(Rows from a dataset of charts and code)
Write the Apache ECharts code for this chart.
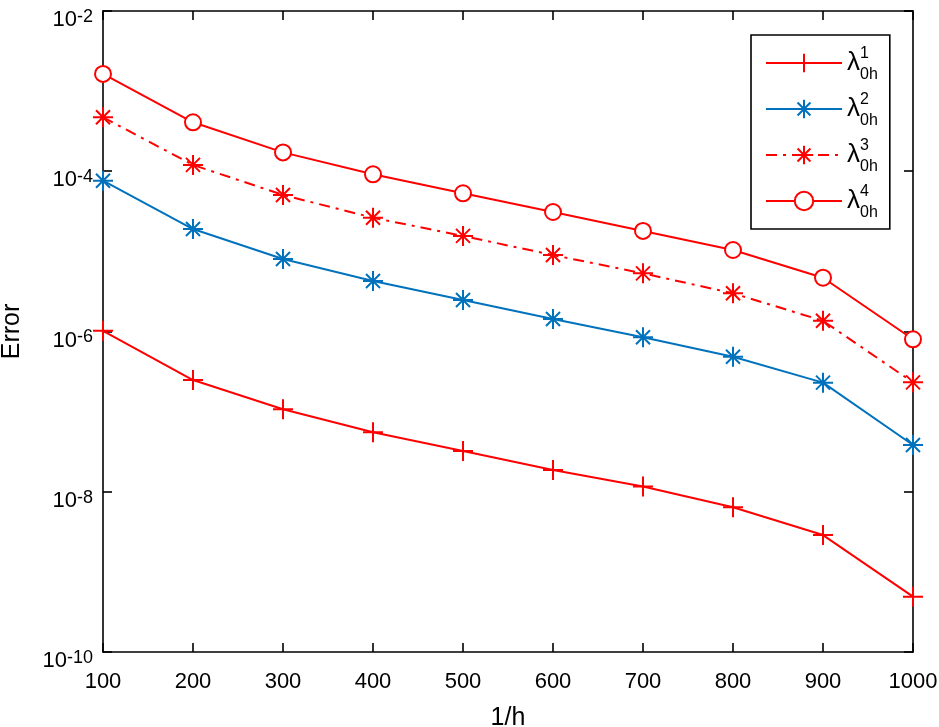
<!DOCTYPE html>
<html>
<head>
<meta charset="utf-8">
<script src="https://cdn.jsdelivr.net/npm/echarts/dist/echarts.min.js"></script>
<style>html,body{margin:0;padding:0;background:#fff}#c{width:939px;height:727px}</style>
</head>
<body>
<div id="c"></div>
<script>
// ---- data ----
const xValues = [100, 200, 300, 400, 500, 600, 700, 800, 900, 1000];
const err1 = [1.02e-6, 2.48e-7, 1.07e-7, 5.52e-8, 3.23e-8, 1.87e-8, 1.16e-8, 6.40e-9, 2.88e-9, 4.90e-10];
const err2 = [7.62e-5, 1.90e-5, 8.03e-6, 4.27e-6, 2.47e-6, 1.43e-6, 8.47e-7, 4.84e-7, 2.30e-7, 3.83e-8];
const err3 = [4.71e-4, 1.20e-4, 5.06e-5, 2.63e-5, 1.56e-5, 9.00e-6, 5.32e-6, 3.00e-6, 1.36e-6, 2.32e-7];
const err4 = [1.64e-3, 4.08e-4, 1.72e-4, 9.16e-5, 5.31e-5, 3.10e-5, 1.80e-5, 1.04e-5, 4.69e-6, 8.00e-7];
const seriesNames = ['lam1', 'lam2', 'lam3', 'lam4'];
const seriesSup = ['1', '2', '3', '4'];
const seriesSub = '0h';
const xTickStep = 100;
const yExpMin = -10, yExpMax = -2, yExpStep = 2;
const xName = '1/h', yName = 'Error';

const F = '"Liberation Sans", Arial, Helvetica, sans-serif';
const RED = '#FF0000', BLUE = '#0072BD';
const PLUS = 'path://M0,-1L0,1M-1,0L1,0';
const STAR = 'path://M0,-1L0,1M-1,0L1,0M-0.7,-0.7L0.7,0.7M-0.7,0.7L0.7,-0.7';

const pairs = arr => xValues.map((x, i) => [x, arr[i]]);

const axisCommon = {
  axisLine: { show: true, onZero: false, lineStyle: { color: '#000', width: 1.6 } },
  axisTick: { show: true, inside: true, length: 9, lineStyle: { color: '#000', width: 1.6 } },
  splitLine: { show: false },
  minorTick: { show: false }
};

const chart = echarts.init(document.getElementById('c'), null, { renderer: 'canvas' });
chart.setOption({
  animation: false,
  backgroundColor: '#fff',
  grid: { left: 103, right: 26, top: 11, bottom: 75, containLabel: false, outerBoundsMode: 'none' },
  xAxis: [
    Object.assign({
      type: 'value', min: xValues[0], max: xValues[xValues.length - 1], interval: xTickStep,
      position: 'bottom',
      name: xName, nameLocation: 'middle', nameGap: 54,
      nameTextStyle: { fontFamily: F, fontSize: 25, color: '#000' },
      axisLabel: { fontFamily: F, fontSize: 22, color: '#000', margin: 19, formatter: v => String(v) }
    }, axisCommon),
    Object.assign({
      type: 'value', min: xValues[0], max: xValues[xValues.length - 1], interval: xTickStep,
      position: 'top', axisLabel: { show: false }
    }, axisCommon)
  ],
  yAxis: [
    Object.assign({
      type: 'log', logBase: 10, min: Math.pow(10, yExpMin), max: Math.pow(10, yExpMax), interval: yExpStep,
      position: 'left',
      name: yName, nameLocation: 'middle', nameGap: 78,
      nameTextStyle: { fontFamily: F, fontSize: 25, color: '#000' },
      axisLabel: {
        margin: 10,
        padding: [17, 0, 0, 0],
        formatter: v => '{b|10}{s|' + Math.round(Math.log10(v)) + '}',
        rich: {
          b: { fontFamily: F, fontSize: 22, color: '#000', lineHeight: 23, verticalAlign: 'bottom' },
          s: { fontFamily: F, fontSize: 18, color: '#000', lineHeight: 19, verticalAlign: 'top' }
        }
      }
    }, axisCommon),
    Object.assign({
      type: 'log', logBase: 10, min: Math.pow(10, yExpMin), max: Math.pow(10, yExpMax), interval: yExpStep,
      position: 'right', axisLabel: { show: false }
    }, axisCommon)
  ],
  legend: {
    orient: 'vertical', left: 751, top: 35,
    padding: [8, 12, 8, 14],
    itemGap: 6, itemWidth: 76, itemHeight: 23,
    backgroundColor: '#fff', borderColor: '#000', borderWidth: 1.6, borderRadius: 0,
    data: seriesNames,
    formatter: name => {
      const i = seriesNames.indexOf(name);
      return '{l|λ}{p|' + seriesSup[i] + '}{q|' + seriesSub + '}';
    },
    textStyle: {
      rich: {
        l: { fontFamily: F, fontSize: 26, color: '#000', lineHeight: 40, verticalAlign: 'middle' },
        p: { fontFamily: F, fontSize: 16, color: '#000', lineHeight: 17, verticalAlign: 'top', width: 0, padding: [3, 0, 0, 0] },
        q: { fontFamily: F, fontSize: 16, color: '#000', lineHeight: 17, verticalAlign: 'bottom' }
      }
    }
  },
  series: [
    {
      name: seriesNames[0], type: 'line', data: pairs(err1),
      symbol: PLUS, symbolSize: 20,
      lineStyle: { color: RED, width: 2 },
      itemStyle: { color: RED, borderColor: RED, borderWidth: 2 }
    },
    {
      name: seriesNames[1], type: 'line', data: pairs(err2),
      symbol: STAR, symbolSize: 20,
      lineStyle: { color: BLUE, width: 2 },
      itemStyle: { color: BLUE, borderColor: BLUE, borderWidth: 2 }
    },
    {
      name: seriesNames[2], type: 'line', data: pairs(err3),
      symbol: STAR, symbolSize: 20,
      lineStyle: { color: RED, width: 2, type: [11, 6, 3, 6] },
      itemStyle: { color: RED, borderColor: RED, borderWidth: 2 }
    },
    {
      name: seriesNames[3], type: 'line', data: pairs(err4),
      symbol: 'circle', symbolSize: 16,
      lineStyle: { color: RED, width: 2 },
      itemStyle: { color: '#fff', borderColor: RED, borderWidth: 2 }
    }
  ]
});
</script>
</body>
</html>
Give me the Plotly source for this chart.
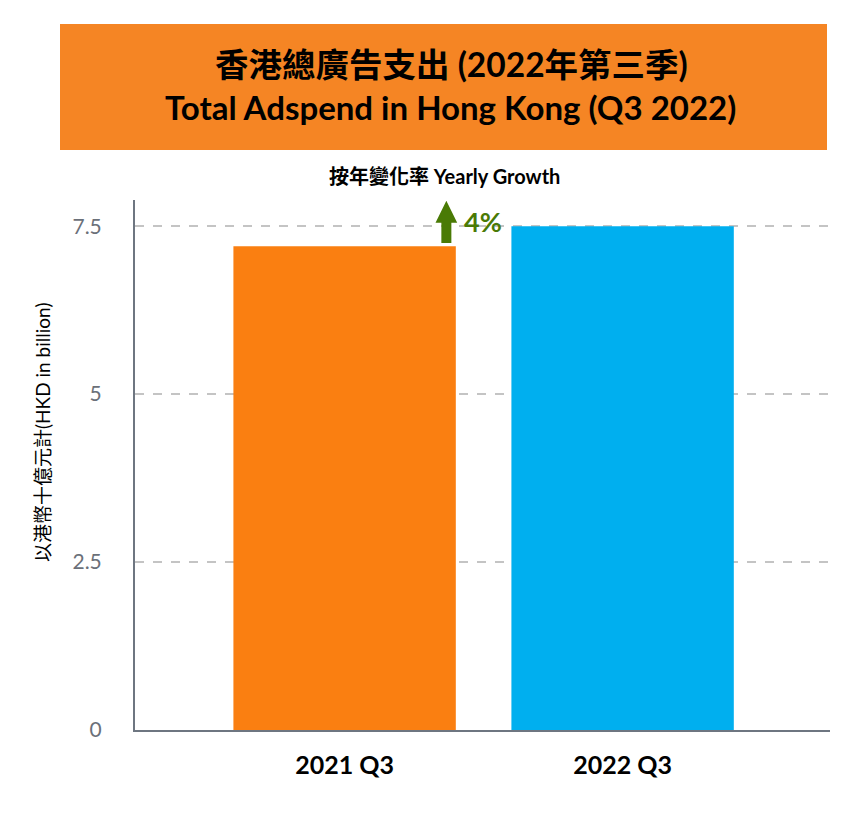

_Given exercise_
The entries above should be reproduced exactly, without their pictures.

_Reply to the task_
Write the Apache ECharts code for this chart.
<!DOCTYPE html>
<html>
<head>
<meta charset="utf-8">
<script src="https://cdn.jsdelivr.net/npm/echarts/dist/echarts.min.js"></script>
<style>html,body{margin:0;padding:0;background:#fff}#c{width:939px;height:727px}</style>
</head>
<body>
<div id="c"></div>
<script>
// ---- data ----
const xValues = [100, 200, 300, 400, 500, 600, 700, 800, 900, 1000];
const err1 = [1.02e-6, 2.48e-7, 1.07e-7, 5.52e-8, 3.23e-8, 1.87e-8, 1.16e-8, 6.40e-9, 2.88e-9, 4.90e-10];
const err2 = [7.62e-5, 1.90e-5, 8.03e-6, 4.27e-6, 2.47e-6, 1.43e-6, 8.47e-7, 4.84e-7, 2.30e-7, 3.83e-8];
const err3 = [4.71e-4, 1.20e-4, 5.06e-5, 2.63e-5, 1.56e-5, 9.00e-6, 5.32e-6, 3.00e-6, 1.36e-6, 2.32e-7];
const err4 = [1.64e-3, 4.08e-4, 1.72e-4, 9.16e-5, 5.31e-5, 3.10e-5, 1.80e-5, 1.04e-5, 4.69e-6, 8.00e-7];
const seriesNames = ['lam1', 'lam2', 'lam3', 'lam4'];
const seriesSup = ['1', '2', '3', '4'];
const seriesSub = '0h';
const xTickStep = 100;
const yExpMin = -10, yExpMax = -2, yExpStep = 2;
const xName = '1/h', yName = 'Error';

const F = '"Liberation Sans", Arial, Helvetica, sans-serif';
const RED = '#FF0000', BLUE = '#0072BD';
const PLUS = 'path://M0,-1L0,1M-1,0L1,0';
const STAR = 'path://M0,-1L0,1M-1,0L1,0M-0.7,-0.7L0.7,0.7M-0.7,0.7L0.7,-0.7';

const pairs = arr => xValues.map((x, i) => [x, arr[i]]);

const axisCommon = {
  axisLine: { show: true, onZero: false, lineStyle: { color: '#000', width: 1.6 } },
  axisTick: { show: true, inside: true, length: 9, lineStyle: { color: '#000', width: 1.6 } },
  splitLine: { show: false },
  minorTick: { show: false }
};

const chart = echarts.init(document.getElementById('c'), null, { renderer: 'canvas' });
chart.setOption({
  animation: false,
  backgroundColor: '#fff',
  grid: { left: 103, right: 26, top: 11, bottom: 75, containLabel: false, outerBoundsMode: 'none' },
  xAxis: [
    Object.assign({
      type: 'value', min: xValues[0], max: xValues[xValues.length - 1], interval: xTickStep,
      position: 'bottom',
      name: xName, nameLocation: 'middle', nameGap: 54,
      nameTextStyle: { fontFamily: F, fontSize: 25, color: '#000' },
      axisLabel: { fontFamily: F, fontSize: 22, color: '#000', margin: 19, formatter: v => String(v) }
    }, axisCommon),
    Object.assign({
      type: 'value', min: xValues[0], max: xValues[xValues.length - 1], interval: xTickStep,
      position: 'top', axisLabel: { show: false }
    }, axisCommon)
  ],
  yAxis: [
    Object.assign({
      type: 'log', logBase: 10, min: Math.pow(10, yExpMin), max: Math.pow(10, yExpMax), interval: yExpStep,
      position: 'left',
      name: yName, nameLocation: 'middle', nameGap: 78,
      nameTextStyle: { fontFamily: F, fontSize: 25, color: '#000' },
      axisLabel: {
        margin: 10,
        padding: [17, 0, 0, 0],
        formatter: v => '{b|10}{s|' + Math.round(Math.log10(v)) + '}',
        rich: {
          b: { fontFamily: F, fontSize: 22, color: '#000', lineHeight: 23, verticalAlign: 'bottom' },
          s: { fontFamily: F, fontSize: 18, color: '#000', lineHeight: 19, verticalAlign: 'top' }
        }
      }
    }, axisCommon),
    Object.assign({
      type: 'log', logBase: 10, min: Math.pow(10, yExpMin), max: Math.pow(10, yExpMax), interval: yExpStep,
      position: 'right', axisLabel: { show: false }
    }, axisCommon)
  ],
  legend: {
    orient: 'vertical', left: 751, top: 35,
    padding: [8, 12, 8, 14],
    itemGap: 6, itemWidth: 76, itemHeight: 23,
    backgroundColor: '#fff', borderColor: '#000', borderWidth: 1.6, borderRadius: 0,
    data: seriesNames,
    formatter: name => {
      const i = seriesNames.indexOf(name);
      return '{l|λ}{p|' + seriesSup[i] + '}{q|' + seriesSub + '}';
    },
    textStyle: {
      rich: {
        l: { fontFamily: F, fontSize: 26, color: '#000', lineHeight: 40, verticalAlign: 'middle' },
        p: { fontFamily: F, fontSize: 16, color: '#000', lineHeight: 17, verticalAlign: 'top', width: 0, padding: [3, 0, 0, 0] },
        q: { fontFamily: F, fontSize: 16, color: '#000', lineHeight: 17, verticalAlign: 'bottom' }
      }
    }
  },
  series: [
    {
      name: seriesNames[0], type: 'line', data: pairs(err1),
      symbol: PLUS, symbolSize: 20,
      lineStyle: { color: RED, width: 2 },
      itemStyle: { color: RED, borderColor: RED, borderWidth: 2 }
    },
    {
      name: seriesNames[1], type: 'line', data: pairs(err2),
      symbol: STAR, symbolSize: 20,
      lineStyle: { color: BLUE, width: 2 },
      itemStyle: { color: BLUE, borderColor: BLUE, borderWidth: 2 }
    },
    {
      name: seriesNames[2], type: 'line', data: pairs(err3),
      symbol: STAR, symbolSize: 20,
      lineStyle: { color: RED, width: 2, type: [11, 6, 3, 6] },
      itemStyle: { color: RED, borderColor: RED, borderWidth: 2 }
    },
    {
      name: seriesNames[3], type: 'line', data: pairs(err4),
      symbol: 'circle', symbolSize: 16,
      lineStyle: { color: RED, width: 2 },
      itemStyle: { color: '#fff', borderColor: RED, borderWidth: 2 }
    }
  ]
});
</script>
</body>
</html>
Give me the Plotly source for this chart.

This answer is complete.